Defendants also argue that the scope of the jury waiver provision should be interpreted broadly,
to include claims in any way related to the Foxfield development or the FVA Operating Agreement.
They substantially rely on case law from other circuits in support of their position, including an
unreported opinion from the District of New Jersey, written in 2006, for which they provide an
incorrect citation. Joseph Oat Holdings, Inc. v. RCM Digesters, Inc., No. 06-4449, 2007 WL 2473832
(D. N.J. Aug. 24, 2007). But before this court would address what the scope of the waiver should be,
and whether the waiver provision should apply to particular claims, defendants must show that they
have a right to enforce it. They have not.
Lastly, the court addresses plaintiffs’ Motion to Strike Arguments First Raised in Defendants’
Reply (Doc. 156). Although the federal and local rules do not contemplate sur-replies, and the court
generally disfavors them, parties may always seek leave to file them in those rare cases where a party
raises new arguments in a reply brief.
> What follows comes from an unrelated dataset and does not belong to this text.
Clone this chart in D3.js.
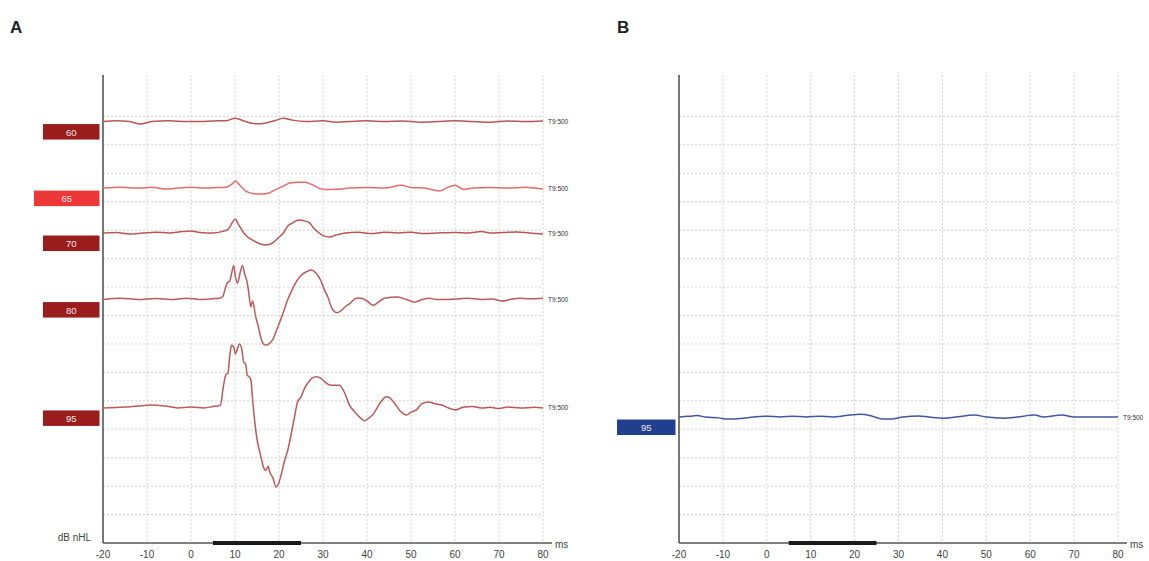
<!DOCTYPE html>
<html><head><meta charset="utf-8">
<script src="https://cdn.jsdelivr.net/npm/d3@7"></script>
<style>body{margin:0;background:#fff;} svg{display:block;font-family:Arial, "Liberation Sans", sans-serif;}</style>
</head><body><svg id="c" width="1149" height="561"></svg>
<script>
// ---------- data ----------
const xTicks = [-20,-10,0,10,20,30,40,50,60,70,80];
const stimulusBar = [5, 25];            // ms
const traceLabel = "T9:500";
// levels (dB nHL) and baseline offset (in grid divisions above the x axis)
const levelsA  = [60, 65, 70, 80, 95];
const offsetsA = [14.82, 12.48, 10.90, 8.56, 4.75];
const levelsB  = [95];
const offsetsB = [4.43];
// amplitude units: 10 units = 1 grid division; [ms, amplitude]
const trace60 = [[-20,0],[-17,0.3],[-14,0],[-11.5,-0.9],[-9,0],[-5,0.3],[-1,0],[2,0],[5,0.2],[8,0.3],[10.1,1.2],[12,0.2],[13.5,-0.5],[15.2,-0.8],[17,-0.5],[19,0.3],[21,1.2],[23,0.5],[26,0],[30,0.3],[33,-0.2],[36,0],[40,0.3],[44,0],[48,0.2],[52,-0.2],[56,0],[60,0.3],[64,0],[68,-0.2],[72,0.2],[76,0],[80,0.2]];
const trace65 = [[-20,0],[-16,0.3],[-12,0],[-9,0.3],[-6,-0.3],[-3,0],[0,0.3],[3,0],[6,0.2],[8,0.3],[9.3,1.4],[10.1,2.5],[11,1.2],[12,-0.5],[12.9,-1.4],[14.5,-2],[15.8,-2.1],[17.5,-1.8],[19,-0.7],[21,0.7],[22.5,1.8],[24.3,2.1],[26,2.1],[27.5,1.2],[29,0],[30.5,-0.5],[33,-0.4],[36,0],[40,0.2],[44,0],[47.8,1],[50,0.2],[53,0],[56.5,-1],[58,0],[60,1],[62,-0.5],[64,0],[68,0.2],[72,0],[76,0.3],[78,0],[80,-0.3]];
const trace70 = [[-20,0],[-17,0.2],[-14,-0.3],[-11,0],[-8,0.3],[-5,0],[-2,0.5],[0,0.7],[2,0.2],[5,0],[7,0.5],[8.5,1.4],[9.3,3.5],[10.1,4.9],[10.7,3.2],[11.3,1.8],[12,0],[12.9,-1.4],[14,-2.5],[15.2,-3.5],[17,-4.2],[18.5,-3.5],[20,-1.5],[21,0],[22,2.5],[23,3.5],[24.5,4.6],[26,4.2],[27,3.5],[28,1.5],[28.8,0.4],[30,-0.9],[31.5,-1.4],[33,-0.7],[35,0],[38,0.3],[41,-0.2],[44,0.3],[47,0],[50,0.3],[53,-0.2],[56,0],[60,0.2],[63,0],[66,0.5],[68,0],[71,0.2],[74,0.4],[77,0],[80,-0.3]];
const trace80 = [[-20,0],[-16,0.5],[-12,0],[-8,0.4],[-4,0],[-1,0.5],[2,0],[5,0.3],[6.5,0.5],[7.2,1],[7.8,4],[8.3,6],[8.8,6.5],[9.2,9],[9.7,12],[10.1,8],[10.6,5.8],[11.1,9],[11.7,12],[12.2,9],[12.8,5.8],[13.2,1.5],[13.6,-2.5],[14,-0.5],[14.7,-6],[15.3,-9.5],[15.8,-13],[16.4,-15.5],[17,-16],[17.8,-15.5],[18.6,-14],[19.5,-10.5],[20.4,-7],[21.2,-3.5],[22,0],[23,3.5],[23.8,6],[25,8.5],[26.1,9.7],[27.3,10.4],[28.3,9.5],[29.5,6.7],[30.3,3.5],[31.1,0.9],[32,-3],[33.2,-4.6],[34,-4],[35,-2.6],[36.4,-1],[37.5,0.5],[38.7,0.5],[40,-0.5],[41.4,-2],[42.5,-1],[44,0.5],[47,0.9],[49,0],[50.8,-0.9],[52.5,0],[54,0.5],[56,0],[58.5,0],[61,0.3],[63,0.5],[66,0],[68.5,0.2],[70.6,-0.5],[72.5,0],[74.5,0.5],[77,0.3],[80,0.5]];
const trace95 = [[-20,0],[-15,0.3],[-12,0.7],[-9,1],[-6,0.7],[-3,0],[0,0.3],[3,0],[5,0.5],[6,0.7],[6.7,1],[7.3,7],[7.9,11.6],[8.4,12.3],[8.8,18],[9.2,22],[9.7,21.5],[10.1,19],[10.5,20.5],[11,22.5],[11.5,21],[12,16],[12.4,15.5],[12.8,11.5],[13.2,11],[13.6,10],[14,3],[14.5,-5],[15,-11],[15.8,-16.5],[16.5,-21],[17,-22],[17.5,-20.5],[18,-23],[18.6,-24.5],[19.3,-27.8],[19.8,-27],[20.4,-24],[21.2,-19],[22,-14.8],[23.4,-4.2],[24.2,2],[25,3.9],[26,7.5],[26.6,8.8],[27.5,10.5],[28.5,11],[29.5,10.5],[30.5,9],[31.8,8],[33.7,8],[35,5],[36,1],[37,-1],[38.5,-3.5],[39.4,-4.5],[40.5,-3.5],[41.5,-2],[43,1.8],[44.4,3.9],[45.2,3.5],[46.2,1.8],[47.5,-1],[49,-2.5],[50,-1.5],[51.2,-0.7],[52.5,1.5],[54,2.1],[55.5,1.5],[57,1],[58.5,0],[60,-0.7],[62,0.3],[64,0.5],[66,0],[68,0.2],[70,-0.2],[72,0.3],[75,0],[78,0.2],[80,0]];
const traceB95 = [[-20,0],[-17.5,0.3],[-15.9,0.5],[-14,0],[-11,-0.3],[-8.8,-0.7],[-6,-0.5],[-3,0],[0,0.3],[3,0],[6,0.3],[9,0],[12,0.3],[15,0],[18,0.5],[21.4,1],[24,0.3],[26.5,-0.7],[28.3,-0.7],[31,0],[34.5,0.4],[37,0],[40.4,-0.4],[43,0],[47.3,0.7],[50,0],[54,-0.4],[57,0],[61,0.7],[63,0],[67.2,0.7],[70,0],[75,0],[80,0]];

const tracesA = [trace60, trace65, trace70, trace80, trace95];
const tracesB = [traceB95];

// ---------- drawing ----------
const svg = d3.select("#c");
const yScale = d3.scaleLinear().domain([0, 16]).range([543, 88]);
const gridRows = d3.range(0, 16);

function panel(opt) {
  const x = d3.scaleLinear().domain([-20, 80]).range([opt.x0, opt.x1]);
  const g = svg.append("g");
  svg.append("text").attr("x", opt.letterX).attr("y", 33).text(opt.letter)
    .attr("font-size", 17).attr("font-weight", "bold").attr("fill", "#222");
  // grid
  g.selectAll("line.h").data(gridRows.filter(d => d > 0)).join("line")
    .attr("x1", opt.x0).attr("x2", opt.x1).attr("y1", d => yScale(d)).attr("y2", d => yScale(d))
    .attr("stroke", "#d2d2d2").attr("stroke-dasharray", "2,2").attr("stroke-width", 1);
  g.selectAll("line.v").data(xTicks.slice(1)).join("line")
    .attr("x1", d => x(d)).attr("x2", d => x(d)).attr("y1", 75).attr("y2", 543)
    .attr("stroke", "#d2d2d2").attr("stroke-dasharray", "2,2").attr("stroke-width", 1);
  // axes
  g.append("line").attr("x1", opt.x0).attr("x2", opt.x0).attr("y1", 75).attr("y2", 543)
    .attr("stroke", "#555").attr("stroke-width", 1.6);
  g.append("line").attr("x1", opt.x0).attr("x2", opt.x1 + 9).attr("y1", 543).attr("y2", 543)
    .attr("stroke", "#555").attr("stroke-width", 1.6);
  g.append("line").attr("x1", x(stimulusBar[0])).attr("x2", x(stimulusBar[1])).attr("y1", 543).attr("y2", 543)
    .attr("stroke", "#1a1a1a").attr("stroke-width", 4);
  // tick labels
  g.selectAll("text.tick").data(xTicks).join("text")
    .attr("x", d => x(d)).attr("y", 558).attr("text-anchor", "middle")
    .attr("font-size", 10).attr("fill", "#444").text(d => d);
  g.append("text").attr("x", opt.x1 + 12).attr("y", 548).attr("font-size", 10).attr("fill", "#444").text("ms");
  if (opt.yLabel) {
    g.append("text").attr("x", 91).attr("y", 541).attr("text-anchor", "end")
      .attr("font-size", 10).attr("fill", "#444").text(opt.yLabel);
  }
  // traces
  const line = d3.line().x(d => x(d[0])).curve(d3.curveMonotoneX);
  opt.traces.forEach((tr, i) => {
    const off = opt.offsets[i];
    line.y(d => yScale(off + d[1] / 10));
    g.append("path").attr("d", line(tr)).attr("fill", "none")
      .attr("stroke", opt.lineColors[i]).attr("stroke-width", 1.5).attr("stroke-linejoin", "round");
    const by = yScale(off);
    g.append("text").attr("x", opt.x1 + 5).attr("y", by + 2.5).attr("font-size", 6.5)
      .attr("fill", "#333").text(traceLabel);
    const bx0 = opt.boxX0[i];
    g.append("rect").attr("x", bx0).attr("y", by + 2.5).attr("width", opt.x0 - 3.5 - bx0).attr("height", 15.5)
      .attr("fill", opt.boxColors[i]);
    g.append("text").attr("x", (bx0 + opt.x0 - 3.5) / 2).attr("y", by + 14).attr("text-anchor", "middle")
      .attr("font-size", 9.5).attr("fill", "#f3e6e6").text(opt.levels[i]);
  });
}

const dark = "#9a1c1c", bright = "#ee3838";
panel({
  letter: "A", letterX: 10, x0: 103, x1: 543, yLabel: "dB nHL",
  levels: levelsA, offsets: offsetsA, traces: tracesA,
  lineColors: ["#b85656", "#e56a6a", "#b85656", "#bb5a5a", "#bb5a5a"],
  boxColors: [dark, bright, dark, dark, dark],
  boxX0: [43, 34, 43, 43, 43]
});
panel({
  letter: "B", letterX: 617, x0: 679, x1: 1118, yLabel: null,
  levels: levelsB, offsets: offsetsB, traces: tracesB,
  lineColors: ["#4355a3"],
  boxColors: ["#213f8e"],
  boxX0: [617]
});
</script></body></html>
Seeking leave to file a sur-reply would have been the proper
recourse for plaintiffs’ concerns regarding the allegedly improper arguments in defendants’ reply brief.
The court did not find the briefing necessary in this case. Plaintiffs’ motion is therefore denied as
IT IS THEREFORE ORDERED that defendants’ Motion to Strike Plaintiffs’ Jury Trial
Demand (Doc. 133) is denied.
IT IS FURTHER ORDERED that Plaintiffs’ Motion to Strike Arguments First Raised in
Defendants’ Reply (Doc. 156) is denied as moot.
Dated July 20, 2017, at Kansas City, Kansas.